(SET TASK)
All lines from the top of the records below through the line holding "fig = plt.figure(figsize=(8.77, 4.16), dpi=100)", and only those, should be printed exactly, minus the pictures.

(DATA ROWS)

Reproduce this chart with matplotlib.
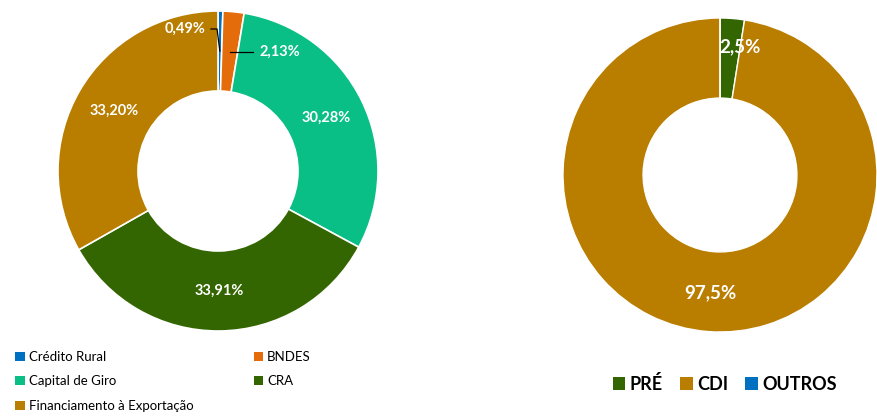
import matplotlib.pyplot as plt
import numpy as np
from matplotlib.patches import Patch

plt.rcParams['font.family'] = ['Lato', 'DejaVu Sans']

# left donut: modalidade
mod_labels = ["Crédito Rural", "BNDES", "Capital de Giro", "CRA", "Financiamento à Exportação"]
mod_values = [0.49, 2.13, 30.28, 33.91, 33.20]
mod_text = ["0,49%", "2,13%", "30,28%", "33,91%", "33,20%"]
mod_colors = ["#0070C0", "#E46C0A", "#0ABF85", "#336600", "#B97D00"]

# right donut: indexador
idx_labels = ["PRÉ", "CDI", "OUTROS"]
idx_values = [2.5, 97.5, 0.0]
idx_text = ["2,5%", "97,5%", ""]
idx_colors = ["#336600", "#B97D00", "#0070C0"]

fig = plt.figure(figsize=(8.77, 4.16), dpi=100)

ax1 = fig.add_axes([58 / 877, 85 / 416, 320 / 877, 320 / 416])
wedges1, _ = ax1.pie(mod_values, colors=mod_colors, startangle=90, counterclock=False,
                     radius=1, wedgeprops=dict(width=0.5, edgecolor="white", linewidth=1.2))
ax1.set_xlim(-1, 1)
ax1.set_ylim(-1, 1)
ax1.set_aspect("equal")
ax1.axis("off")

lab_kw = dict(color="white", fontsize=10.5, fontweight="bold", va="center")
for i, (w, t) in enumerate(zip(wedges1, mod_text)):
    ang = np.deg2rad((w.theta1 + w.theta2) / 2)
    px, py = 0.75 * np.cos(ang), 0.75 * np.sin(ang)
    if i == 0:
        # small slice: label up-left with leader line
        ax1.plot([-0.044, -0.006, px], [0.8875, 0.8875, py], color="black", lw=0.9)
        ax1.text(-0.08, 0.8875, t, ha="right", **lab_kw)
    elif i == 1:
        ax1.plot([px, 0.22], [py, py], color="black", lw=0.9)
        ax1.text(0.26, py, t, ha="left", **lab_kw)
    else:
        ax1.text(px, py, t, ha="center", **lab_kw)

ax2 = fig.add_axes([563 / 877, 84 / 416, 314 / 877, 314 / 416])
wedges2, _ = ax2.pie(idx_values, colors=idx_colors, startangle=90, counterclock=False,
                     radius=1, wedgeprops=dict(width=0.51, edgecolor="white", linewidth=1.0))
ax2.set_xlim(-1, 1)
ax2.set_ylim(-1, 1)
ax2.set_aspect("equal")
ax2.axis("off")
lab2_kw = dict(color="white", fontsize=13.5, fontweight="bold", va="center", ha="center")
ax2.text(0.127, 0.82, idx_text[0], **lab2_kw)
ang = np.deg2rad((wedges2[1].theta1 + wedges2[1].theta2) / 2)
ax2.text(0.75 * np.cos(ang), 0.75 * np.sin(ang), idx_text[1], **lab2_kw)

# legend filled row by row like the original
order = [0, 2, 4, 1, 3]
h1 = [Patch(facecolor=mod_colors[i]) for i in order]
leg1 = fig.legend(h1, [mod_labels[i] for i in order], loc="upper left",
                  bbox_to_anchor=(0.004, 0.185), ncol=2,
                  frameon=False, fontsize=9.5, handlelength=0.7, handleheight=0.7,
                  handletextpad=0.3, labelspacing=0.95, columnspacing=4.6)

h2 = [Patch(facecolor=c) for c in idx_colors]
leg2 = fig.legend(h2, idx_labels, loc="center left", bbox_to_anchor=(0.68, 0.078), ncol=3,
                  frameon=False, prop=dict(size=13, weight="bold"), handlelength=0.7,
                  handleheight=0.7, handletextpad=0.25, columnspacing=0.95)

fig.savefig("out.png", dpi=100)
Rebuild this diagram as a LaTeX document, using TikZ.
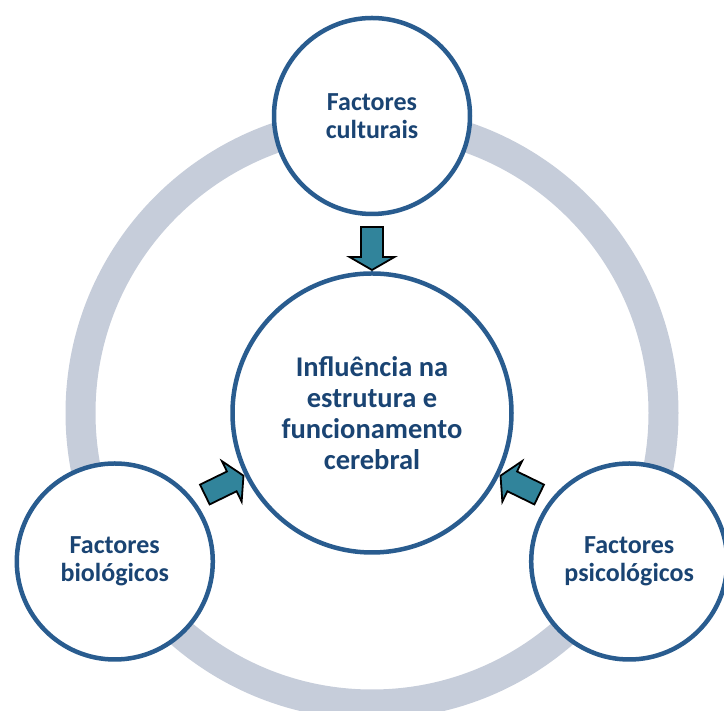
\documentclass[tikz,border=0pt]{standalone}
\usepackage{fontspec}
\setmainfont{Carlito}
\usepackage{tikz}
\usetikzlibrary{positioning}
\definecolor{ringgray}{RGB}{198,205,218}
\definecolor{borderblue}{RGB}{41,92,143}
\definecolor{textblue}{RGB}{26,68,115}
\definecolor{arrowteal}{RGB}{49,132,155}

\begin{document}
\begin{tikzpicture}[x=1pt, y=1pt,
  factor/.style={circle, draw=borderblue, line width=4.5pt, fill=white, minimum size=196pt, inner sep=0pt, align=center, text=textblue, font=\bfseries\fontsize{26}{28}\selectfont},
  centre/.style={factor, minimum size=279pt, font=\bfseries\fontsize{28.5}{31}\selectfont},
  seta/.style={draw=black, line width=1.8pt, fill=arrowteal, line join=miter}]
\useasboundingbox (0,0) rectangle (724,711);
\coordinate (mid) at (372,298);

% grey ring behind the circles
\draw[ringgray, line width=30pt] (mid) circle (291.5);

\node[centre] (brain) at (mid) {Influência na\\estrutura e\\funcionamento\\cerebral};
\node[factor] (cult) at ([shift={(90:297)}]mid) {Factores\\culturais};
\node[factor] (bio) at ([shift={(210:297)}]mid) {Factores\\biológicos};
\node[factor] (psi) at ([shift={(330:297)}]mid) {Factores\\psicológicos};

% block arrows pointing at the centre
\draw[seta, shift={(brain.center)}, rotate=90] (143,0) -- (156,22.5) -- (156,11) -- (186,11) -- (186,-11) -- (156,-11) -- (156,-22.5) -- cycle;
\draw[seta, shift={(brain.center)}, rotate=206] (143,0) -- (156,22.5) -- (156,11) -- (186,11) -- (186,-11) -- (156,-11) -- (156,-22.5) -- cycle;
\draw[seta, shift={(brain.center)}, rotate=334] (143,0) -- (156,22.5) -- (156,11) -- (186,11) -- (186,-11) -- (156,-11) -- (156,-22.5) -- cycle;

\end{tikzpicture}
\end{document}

(ANSWER TO THE TASK)
Reproduce this chart with matplotlib.
import matplotlib.pyplot as plt
import numpy as np
from matplotlib.patches import Patch

plt.rcParams['font.family'] = ['Lato', 'DejaVu Sans']

# left donut: modalidade
mod_labels = ["Crédito Rural", "BNDES", "Capital de Giro", "CRA", "Financiamento à Exportação"]
mod_values = [0.49, 2.13, 30.28, 33.91, 33.20]
mod_text = ["0,49%", "2,13%", "30,28%", "33,91%", "33,20%"]
mod_colors = ["#0070C0", "#E46C0A", "#0ABF85", "#336600", "#B97D00"]

# right donut: indexador
idx_labels = ["PRÉ", "CDI", "OUTROS"]
idx_values = [2.5, 97.5, 0.0]
idx_text = ["2,5%", "97,5%", ""]
idx_colors = ["#336600", "#B97D00", "#0070C0"]

fig = plt.figure(figsize=(8.77, 4.16), dpi=100)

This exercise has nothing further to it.